Following her stark warning on the terms of a US–UK trade deal, US House of Representatives speaker Nancy Pelosi will on Tuesday begin a two-day visit to Dublin as part of a Brexit-related mission to Europe.
Pelosi is leading a congressional delegation that is seeking to understand the future of the relationship between Ireland and the UK in light of Brexit.
The future of the Northern Ireland border will be a particular focus, with Pelosi seeking to express “America’s commitment to a peaceful and prosperous future” for all those who live in the two countries.
On Monday, Pelosi warned at the London School of Economics that there would be no US–UK trade deal if the 1998 Good Friday Agreement, which ushered in 20 years of relative peace and stability in Northern Ireland, was weakened.

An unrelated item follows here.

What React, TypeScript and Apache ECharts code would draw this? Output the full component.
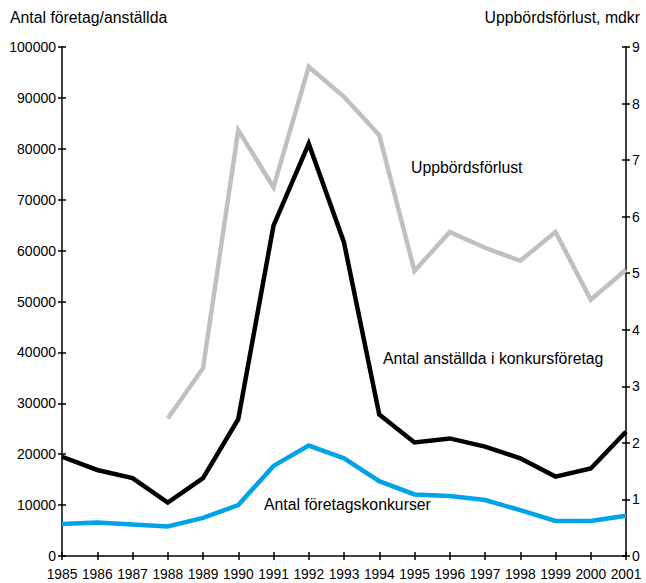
import React, { useEffect, useRef } from "react";
import * as echarts from "echarts";

const years = ["1985","1986","1987","1988","1989","1990","1991","1992","1993","1994","1995","1996","1997","1998","1999","2000","2001"];
const anstallda = [19500, 16900, 15300, 10500, 15300, 26900, 64900, 81000, 61600, 27800, 22300, 23100, 21500, 19200, 15600, 17200, 24400];
const konkurser = [6300, 6600, 6200, 5800, 7500, 10000, 17700, 21700, 19200, 14700, 12100, 11800, 11000, 9000, 6900, 6900, 7900];
const forlust = [null, null, null, 2.43, 3.32, 7.53, 6.52, 8.65, 8.12, 7.44, 5.04, 5.73, 5.45, 5.22, 5.73, 4.53, 5.06];

const FONT = "'Liberation Sans', Arial, sans-serif";
const TXT = 15.8;

export default function App() {
  const ref = useRef<HTMLDivElement>(null);
  useEffect(() => {
    const chart = echarts.init(ref.current!, null, { renderer: "svg" });
    const tickInside = { show: true, inside: true, length: 4, lineStyle: { color: "#000", width: 1.5 } };
    const tickOutside = { show: true, inside: false, length: 4, lineStyle: { color: "#000", width: 1.5 } };
    chart.setOption({
      animation: false,
      backgroundColor: "#fff",
      textStyle: { fontFamily: FONT },
      grid: { left: 62, right: 20, top: 47, bottom: 27 },
      xAxis: [
        {
          type: "category", data: years, boundaryGap: false,
          axisLine: { show: true, lineStyle: { color: "#000", width: 1.5 } },
          axisTick: { ...tickOutside, alignWithLabel: true },
          axisLabel: { color: "#000", fontSize: 13.8, fontFamily: FONT, margin: 11, interval: 0 },
          splitLine: { show: false },
        },
        {
          type: "category", data: years, boundaryGap: false, position: "bottom",
          axisLine: { show: false }, axisTick: tickInside, axisLabel: { show: false }, splitLine: { show: false },
        },
      ],
      yAxis: [
        {
          type: "value", min: 0, max: 100000, interval: 10000, position: "left",
          axisLine: { show: true, lineStyle: { color: "#000", width: 1.5 } },
          axisTick: tickOutside,
          axisLabel: { color: "#000", fontSize: 14, fontFamily: FONT, margin: 6, formatter: (v: number) => String(v) },
          splitLine: { show: false },
        },
        {
          type: "value", min: 0, max: 9, interval: 1, position: "right",
          axisLine: { show: true, lineStyle: { color: "#000", width: 1.5 } },
          axisTick: tickOutside,
          axisLabel: { color: "#000", fontSize: 14, fontFamily: FONT, margin: 6 },
          splitLine: { show: false },
        },
        {
          type: "value", min: 0, max: 100000, interval: 10000, position: "left",
          axisLine: { show: false }, axisTick: tickInside, axisLabel: { show: false }, splitLine: { show: false },
        },
        {
          type: "value", min: 0, max: 9, interval: 1, position: "right",
          axisLine: { show: false }, axisTick: tickInside, axisLabel: { show: false }, splitLine: { show: false },
        },
      ],
      series: [
        {
          name: "Uppbördsförlust", type: "line", yAxisIndex: 1, data: forlust, showSymbol: false, symbol: "none",
          lineStyle: { color: "#c0c0c0", width: 4.5, join: "miter", cap: "butt" }, z: 2,
        },
        {
          name: "Antal anställda i konkursföretag", type: "line", yAxisIndex: 0, data: anstallda, showSymbol: false, symbol: "none",
          lineStyle: { color: "#000000", width: 4.5, join: "miter", cap: "butt" }, z: 3,
        },
        {
          name: "Antal företagskonkurser", type: "line", yAxisIndex: 0, data: konkurser, showSymbol: false, symbol: "none",
          lineStyle: { color: "#00a2e8", width: 4.5, join: "miter", cap: "butt" }, z: 4,
        },
      ],
      graphic: [
        { type: "text", left: 10, top: 9, style: { text: "Antal företag/anställda", fontSize: TXT, fontFamily: FONT, fill: "#000" } },
        { type: "text", right: 6, top: 9, style: { text: "Uppbördsförlust, mdkr", fontSize: TXT, fontFamily: FONT, fill: "#000" } },
        { type: "text", left: 411, top: 159, style: { text: "Uppbördsförlust", fontSize: TXT, fontFamily: FONT, fill: "#000" } },
        { type: "text", left: 383, top: 350, style: { text: "Antal anställda i konkursföretag", fontSize: TXT, fontFamily: FONT, fill: "#000" } },
        { type: "text", left: 264, top: 496, style: { text: "Antal företagskonkurser", fontSize: TXT, fontFamily: FONT, fill: "#000" } },
      ],
    });
    return () => chart.dispose();
  }, []);
  return <div ref={ref} style={{ width: 646, height: 583, position: "absolute", left: 0, top: 0 }} />;
}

She said that she had made it “clear” both to prime minister Theresa May and Labour leader Jeremy Corbyn that “any harm to the Good Friday accords” would mean “no trade treaty.”

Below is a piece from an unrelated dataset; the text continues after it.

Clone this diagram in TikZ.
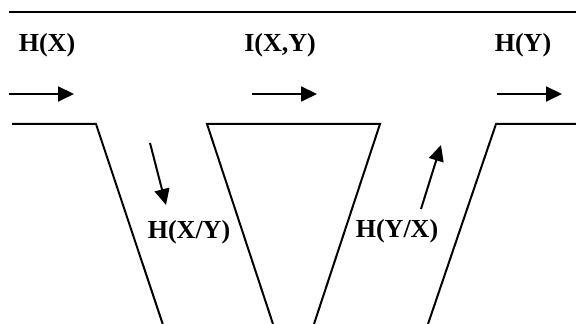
\documentclass[tikz,border=0pt]{standalone}
\usepackage{fontspec}
\setmainfont{Liberation Serif}
\usepackage{tikz}
\usetikzlibrary{arrows.meta}
\tikzset{
  wall/.style={draw=black,line width=1pt,line join=miter},
  flowarrow/.style={-{Triangle[length=8pt,width=7.5pt]},line width=1pt},
  quantity/.style={font=\fontsize{13}{15}\selectfont\bfseries,inner sep=0pt}
}

\begin{document}
\begin{tikzpicture}[x=0.5pt,y=0.5pt]
  \useasboundingbox (0,0) rectangle (576,324);
  % channel walls
  \draw[wall] (9,312) -- (576,312);
  \draw[wall] (12,200) -- (96,200) -- (162.7,0);
  \draw[wall] (273,0) -- (207,200) -- (380,200) -- (314,0);
  \draw[wall] (428,0) -- (496,200) -- (576,200);
  % quantities
  \node[quantity] (hx)  at (47,279)  {H(X)};
  \node[quantity] (ixy) at (280,279) {I(X,Y)};
  \node[quantity] (hy)  at (523,279) {H(Y)};
  \node[quantity] (hxy) at (189,92)  {H(X/Y)};
  \node[quantity] (hyx) at (397,93)  {H(Y/X)};
  % flow directions
  \coordinate (ina)   at (9,230);   \coordinate (outa)  at (74,230);
  \coordinate (inb)   at (252,230); \coordinate (outb)  at (317,230);
  \coordinate (inc)   at (497,230); \coordinate (outc)  at (562,230);
  \coordinate (lossa) at (150,181); \coordinate (lossb) at (166,119);
  \coordinate (noisea) at (421,115); \coordinate (noiseb) at (441,179);
  \draw[flowarrow] (ina) -- (outa);
  \draw[flowarrow] (inb) -- (outb);
  \draw[flowarrow] (inc) -- (outc);
  \draw[flowarrow] (lossa) -- (lossb);
  \draw[flowarrow] (noisea) -- (noiseb);
\end{tikzpicture}
\end{document}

In the 30 years before the signing of the agreement, clashes — known simply as the Troubles — took the lives of more than 3,600 people.
The high-ranking group of US politicians will meet Irish prime minister Leo Varadkar on Tuesday afternoon, while Pelosi will speak to Irish parliament and meet the Irish president on Wednesday.
On Wednesday, Pelosi and the delegation — which includes members of the Friends of Ireland caucus — will be honoured at a dinner in Dublin Castle, the former seat of British power in the country.
Irish-American congressman Richard Neal, the chairman of the US House Ways and Means Committee which will play a key role in any potential trade deal with the US, has previously warned that a hard border on the island of Ireland would hamper such a deal with the UK.
Neal is part of the delegation visiting Ireland.